Making a heartfelt apology to your pets when you stomp on them but issuing out a forced sorry when you do that with a human. Saying a half-hearted ‘sorry’ when you step on someone’s feet or dash into someone but if you accidentally bump into your pet you beseech before them and make a sincere apology for the next 10 minutes.
Scooping up a 10-year old memory out of the blue and feeling sad about it.
Re-examining an embarrassing episode that took place nearly 10 years ago and spending the next half an hour feeling stupid about it. You might think about that fateful day in your 2nd grade when after coming back from the bathroom you realized that your skirt was tucked into tights, gosh, that was such an ignominy!
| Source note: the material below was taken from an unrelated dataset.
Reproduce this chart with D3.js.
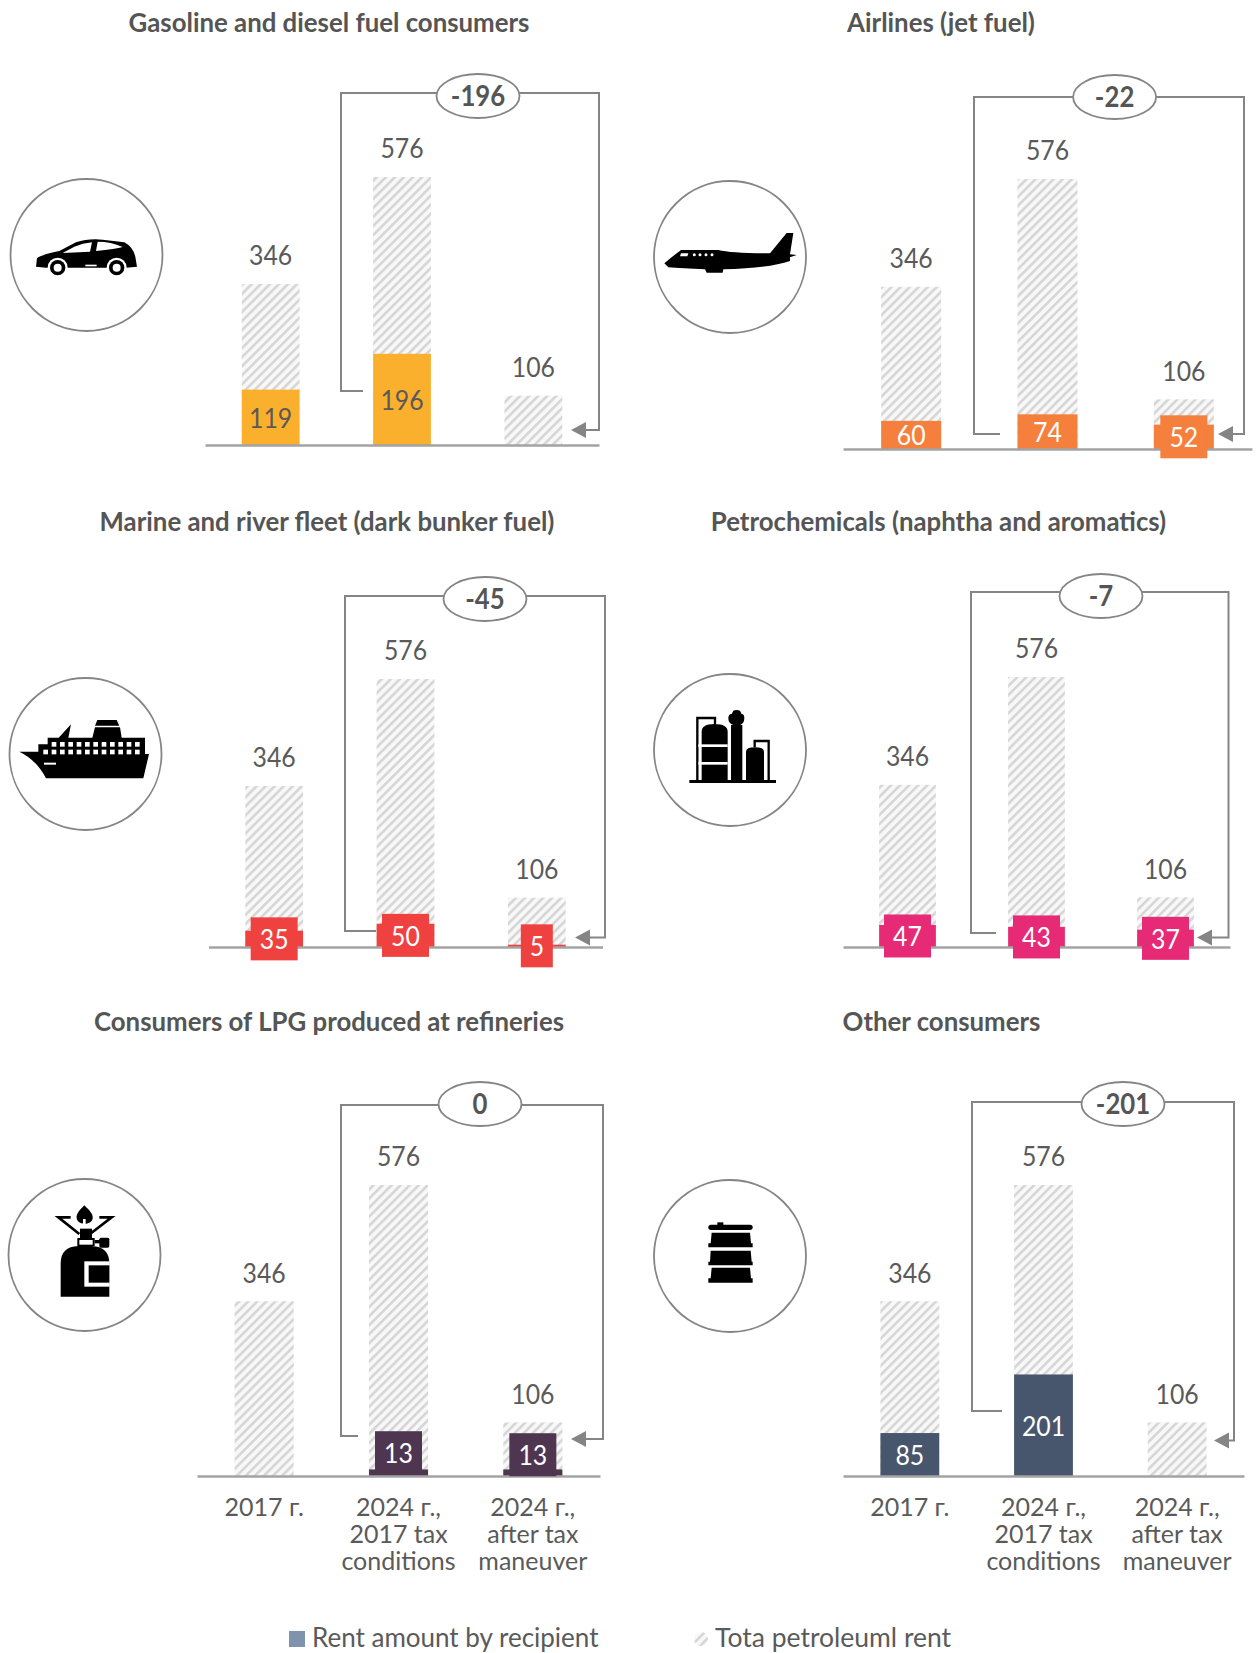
<!DOCTYPE html>
<html><head><meta charset="utf-8">
<style>html,body{margin:0;padding:0;background:#fff}svg{display:block}text{font-family:Lato,"Noto Sans",sans-serif}</style>
<script src="https://cdn.jsdelivr.net/npm/d3@7"></script></head><body>
<script>
// ---- data ----
const categories = ["2017 г.", "2024 г.,|2017 tax|conditions", "2024 г.,|after tax|maneuver"];
const totalRent = [346, 576, 106];
const titles = ["Gasoline and diesel fuel consumers", "Airlines (jet fuel)", "Marine and river fleet (dark bunker fuel)",
  "Petrochemicals (naphtha and aromatics)", "Consumers of LPG produced at refineries", "Other consumers"];
const gasolineRent = [119, 196, 0];
const airlinesRent = [60, 74, 52];
const marineRent = [35, 50, 5];
const petrochemRent = [47, 43, 37];
const lpgRent = [0, 13, 13];
const otherRent = [85, 201, 0];
const recipientRent = [gasolineRent, airlinesRent, marineRent, petrochemRent, lpgRent, otherRent];
const deltas = ["-196", "-22", "-45", "-7", "0", "-201"];
const colors = ["#fbb02d", "#f57f3c", "#ef4240", "#e62a75", "#4f3650", "#47566c"];
const legendLabels = ["Rent amount by recipient", "Tota petroleuml rent"];

// ---- layout ----
const layout = [
 {ax:[205,599],base:445,top:177,tx:329,ty:21.5,c:[86.5,255],icon:"car",ic:[26,225],br:{l:341,t:93,r:599,ly:391,lx:363,ay:430,tip:571},el:[478,96],ink:"#595959",box:[0,0,0],lift:[0,0,0]},
 {ax:[843,1252],base:449,top:179,tx:941,ty:21.5,c:[730,257],icon:"plane",ic:[655,225],br:{l:974,t:97,r:1244,ly:434,lx:1000,ay:434,tip:1218},el:[1114.6,97],ink:"#fff",box:[0,0,1],lift:[0,0,0]},
 {ax:[208.5,602.5],base:947,top:679,tx:327,ty:520.5,c:[85.5,754],icon:"ship",ic:[10,710],br:{l:345,t:596,r:605,ly:931,lx:376,ay:937.5,tip:575},el:[485,599],ink:"#fff",box:[1,1,1],lift:[0,0,0]},
 {ax:[843,1230],base:947,top:677,tx:938.5,ty:520.5,c:[730,750],icon:"plant",ic:[680,700],br:{l:971,t:592,r:1228.5,ly:933,lx:996,ay:937.5,tip:1197},el:[1101,596],ink:"#fff",box:[1,1,1],lift:[0,0,0]},
 {ax:[197,600],base:1476,top:1185,tx:329,ty:1020.5,c:[84.5,1255],icon:"stove",ic:[40,1200],br:{l:341,t:1105,r:603,ly:1436,lx:358,ay:1439,tip:571},el:[480,1104],ink:"#fff",box:[0,1,1],lift:[0,20,18]},
 {ax:[843,1244],base:1476,top:1185,tx:941.5,ty:1020.5,c:[730,1256],icon:"barrel",ic:[690,1210],br:{l:972,t:1102,r:1234,ly:1411,lx:1002,ay:1440.5,tip:1214},el:[1123,1104],ink:"#fff",box:[0,0,0],lift:[0,0,0]}
];
const TXT = "#5a5a5a", LINE = "#858585";

const svg = d3.select("body").append("svg").attr("width",1257).attr("height",1653);
const defs = svg.append("defs");
const hatch = defs.append("pattern").attr("id","hatch").attr("patternUnits","userSpaceOnUse")
  .attr("width",6.4).attr("height",6.4).attr("patternTransform","rotate(45)");
hatch.append("rect").attr("width",6.4).attr("height",6.4).attr("fill","#f8f8f8");
hatch.append("rect").attr("width",2.6).attr("height",6.4).attr("fill","#d6d6d6");

// narrow, tall number labels (the source face is narrower than Lato)
function valueText(g,xp,yp,txt,fill,size,weight){
  return g.append("text").attr("transform",`translate(${xp},${yp}) scale(0.92,1)`)
    .attr("text-anchor","middle").attr("dominant-baseline","central")
    .attr("font-size",size).attr("font-weight",weight||400).attr("fill",fill).text(txt);
}

// ---- icons (drawn in 3x crop coordinates) ----
const iconDraw = {
 car(g){
  g.append("path").attr("d","M30,125 L33,100 Q42,90 100,78 L150,52 Q185,40 230,44 L295,52 Q320,65 328,95 L333,125 L300,128 L60,128 Z");
  [95,272].forEach(x=>{g.append("circle").attr("cx",x).attr("cy",128).attr("r",30).attr("fill","#fff");
    g.append("circle").attr("cx",x).attr("cy",128).attr("r",23);g.append("circle").attr("cx",x).attr("cy",128).attr("r",12).attr("fill","#fff");});
  g.append("path").attr("fill","#fff").attr("d","M110,84 L145,65 Q170,54 198,52 L192,80 Z M210,78 L215,50 Q255,50 290,66 Q270,72 210,78 Z");
  g.append("rect").attr("x",178).attr("y",119).attr("width",34).attr("height",5).attr("fill","#fff");
 },
 plane(g){
  g.append("path").attr("d","M28,115 Q45,100 78,75 L190,75 Q230,85 345,85 L395,24 L415,24 L405,88 L425,90 L405,97 L405,108 Q340,130 205,133 L203,143 L155,143 L150,133 Q80,130 40,127 Z");
  g.append("path").attr("fill","#fff").attr("d","M78,85 L100,85 L97,94 L75,94 Z");
  [118,135,153,171].forEach(x=>g.append("circle").attr("cx",x).attr("cy",89).attr("r",4.5).attr("fill","#fff"));
 },
 ship(g){
  g.append("path").attr("d","M28,125 L85,125 L85,103 L113,103 L113,83 L146,83 L183,43 L175,83 L247,83 L255,52 L330,52 L335,83 L405,83 L405,132 L417,132 L400,205 L108,205 Q80,150 28,125 Z M255,47 L262,30 L320,30 L328,47 Z");
  d3.range(11).forEach(i=>g.append("rect").attr("x",125+25*i).attr("y",96).attr("width",14).attr("height",14).attr("fill","#fff"));
  d3.range(12).forEach(i=>g.append("rect").attr("x",100+25*i).attr("y",119).attr("width",14).attr("height",14).attr("fill","#fff"));
  g.append("rect").attr("x",102).attr("y",158).attr("width",36).attr("height",6).attr("fill","#fff");
 },
 plant(g){
  g.append("rect").attr("x",28).attr("y",240).attr("width",260).attr("height",9);
  g.append("path").attr("d","M65,240 L65,95 Q65,72 103,72 Q143,72 143,95 L143,240 Z M153,240 L153,75 L160,75 Q145,70 145,55 Q145,42 155,42 L160,32 Q170,28 180,32 L185,42 Q193,42 193,55 Q193,70 180,75 L187,75 L187,240 Z M198,240 L198,155 Q198,142 225,142 Q252,142 252,155 L252,240 Z");
  g.append("path").attr("fill","none").attr("stroke","#000").attr("stroke-width",7).attr("d","M52,240 L52,54 L105,54 L105,72 M224,142 L224,123 L266,123 L266,240");
  [133,186].forEach(y=>g.append("rect").attr("x",55).attr("y",y).attr("width",88).attr("height",8).attr("fill","#fff"));
 },
 stove(g){
  g.append("path").attr("d","M62,290 L62,190 Q62,140 115,138 L155,138 Q208,140 208,190 L208,290 Z");
  g.append("rect").attr("x",133).attr("y",184).attr("width",76).attr("height",76).attr("fill","#fff");
  g.append("rect").attr("x",146).attr("y",196).attr("width",62).attr("height",52);
  g.append("rect").attr("x",112).attr("y",114).attr("width",52).attr("height",24);
  g.append("rect").attr("x",118).attr("y",120).attr("width",40).attr("height",14).attr("fill","#fff");
  g.append("rect").attr("x",120).attr("y",86).attr("width",36).attr("height",30);
  g.append("path").attr("d","M133,16 C120,30 108,40 110,55 C112,68 128,72 133,72 C140,72 157,68 158,55 C160,40 146,30 133,16 Z");
  g.append("rect").attr("x",129).attr("y",57).attr("width",8).attr("height",20).attr("fill","#fff");
  g.append("path").attr("fill","none").attr("stroke","#000").attr("stroke-width",8).attr("d","M118,102 L55,52 L92,52 M150,102 L215,52 L178,52");
  g.append("rect").attr("x",164).attr("y",120).attr("width",16).attr("height",10);
  g.append("rect").attr("x",178).attr("y",113).attr("width",30).attr("height",30).attr("rx",5);
 },
 barrel(g){
  g.append("rect").attr("x",55).attr("y",44).attr("width",133).attr("height",16).attr("rx",8);
  g.append("rect").attr("x",82).attr("y",37).attr("width",18).attr("height",10);
  g.append("path").attr("d","M65,68 L180,68 L183,100 L188,100 L188,112 L55,112 L55,100 L62,100 Z M62,122 L182,122 L185,155 L188,155 L188,166 L55,166 L55,155 L60,155 Z M65,173 L180,173 L183,205 L188,205 L188,218 L55,218 L55,205 L62,205 Z");
 }
};

// ---- panels ----
titles.forEach((title,p)=>{
  const L = layout[p], vals = recipientRent[p], color = colors[p];
  const g = svg.append("g");
  const x = d3.scaleBand().domain(categories).range(L.ax).paddingInner(0.56).paddingOuter(0.28);
  const y = d3.scaleLinear().domain([0,d3.max(totalRent)]).range([L.base,L.top]);

  g.append("text").attr("x",L.tx).attr("y",L.ty).attr("text-anchor","middle").attr("dominant-baseline","central")
    .attr("font-size",25.8).attr("font-weight",700).attr("fill","#555").text(title);

  g.append("circle").attr("cx",L.c[0]).attr("cy",L.c[1]).attr("r",76).attr("fill","#fff").attr("stroke",LINE).attr("stroke-width",1.8);
  const ig = g.append("g").attr("fill","#000").attr("transform",`translate(${L.ic[0]},${L.ic[1]}) scale(${1/3})`);
  iconDraw[L.icon](ig);

  // total rent bars
  g.selectAll(".total").data(totalRent).join("rect").attr("class","total")
    .attr("x",(d,i)=>x(categories[i])).attr("width",x.bandwidth())
    .attr("y",d=>y(d)).attr("height",d=>y(0)-y(d)).attr("fill","url(#hatch)");
  totalRent.forEach((d,i)=>valueText(g,x(categories[i])+x.bandwidth()/2,y(d)-29,d,TXT,27));

  // recipient bars
  g.selectAll(".rent").data(vals).join("rect").attr("class","rent")
    .attr("x",(d,i)=>x(categories[i])).attr("width",x.bandwidth())
    .attr("y",d=>y(d)).attr("height",d=>y(0)-y(d)).attr("fill",color);

  // axis
  const axis = d3.axisBottom(x).tickSize(0).tickFormat("");
  const ag = g.append("g").attr("transform",`translate(0,${L.base})`).call(axis);
  ag.select(".domain").attr("stroke","#a3a3a3").attr("stroke-width",2.5);
  if(p>=4){
    ag.selectAll(".tick text").remove();
    ag.selectAll(".tick").each(function(c){
      const t = d3.select(this).append("text").attr("text-anchor","middle").attr("fill",TXT).attr("font-size",25);
      c.split("|").forEach((s,i)=>t.append("tspan").attr("x",0).attr("y",40+i*27).text(s));
    });
  }

  // value label boxes & labels
  vals.forEach((v,i)=>{
    if(!v) return;
    const cx = x(categories[i])+x.bandwidth()/2, cy = y(v/2)-L.lift[i];
    if(L.box[i]){
      const w = String(v).length>1 ? 47 : 32;
      g.append("rect").attr("x",cx-w/2).attr("y",cy-21.5).attr("width",w).attr("height",43).attr("fill",color);
    }
    valueText(g,cx,cy,v,L.ink,27);
  });

  // bracket
  const b = L.br;
  g.append("path").attr("fill","none").attr("stroke",LINE).attr("stroke-width",2)
    .attr("d",d3.line()([[b.lx,b.ly],[b.l,b.ly],[b.l,b.t],[b.r,b.t],[b.r,b.ay],[b.tip+12,b.ay]]));
  g.append("path").attr("fill",LINE).attr("d",d3.line()([[b.tip,b.ay],[b.tip+15,b.ay-8],[b.tip+15,b.ay+8]])+"Z");
  g.append("ellipse").attr("cx",L.el[0]).attr("cy",L.el[1]).attr("rx",41.5).attr("ry",22).attr("fill","#fff").attr("stroke",LINE).attr("stroke-width",1.8);
  valueText(g,L.el[0],L.el[1]-0.5,deltas[p],"#555",28,700);
});

// ---- legend ----
const lg = svg.append("g");
lg.append("rect").attr("x",289).attr("y",1631).attr("width",16).attr("height",16).attr("fill","#8093ad");
lg.append("text").attr("x",312).attr("y",1636.5).attr("dominant-baseline","central").attr("font-size",26).attr("fill",TXT).text(legendLabels[0]);
lg.append("circle").attr("cx",701).attr("cy",1639).attr("r",7).attr("fill","url(#hatch)");
lg.append("text").attr("x",715).attr("y",1636.5).attr("dominant-baseline","central").attr("font-size",26.5).attr("fill",TXT).text(legendLabels[1]);
</script></body></html>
Making weird facial expressions or sticking your tongue out while driving.
It might happen that your inner thoughts exhibit themselves on face, which is the canvas of your feelings and emotions. So the next time some ordinary specimen finds you doing the same, then it is to be understood then and there itself that you are cogitating over something very extraordinary or may be nothing at all.
Gobble down a huge packet of tortilla chips all at once when you had planned to make it last for two days. *Burp* I’m full, I reckon I’ll have the left ones tomorrow. You slip your hand in the packet one more time and realize that it is empty. You then lick the packet and your hand. The list is interminable but we are forced to terminate it here.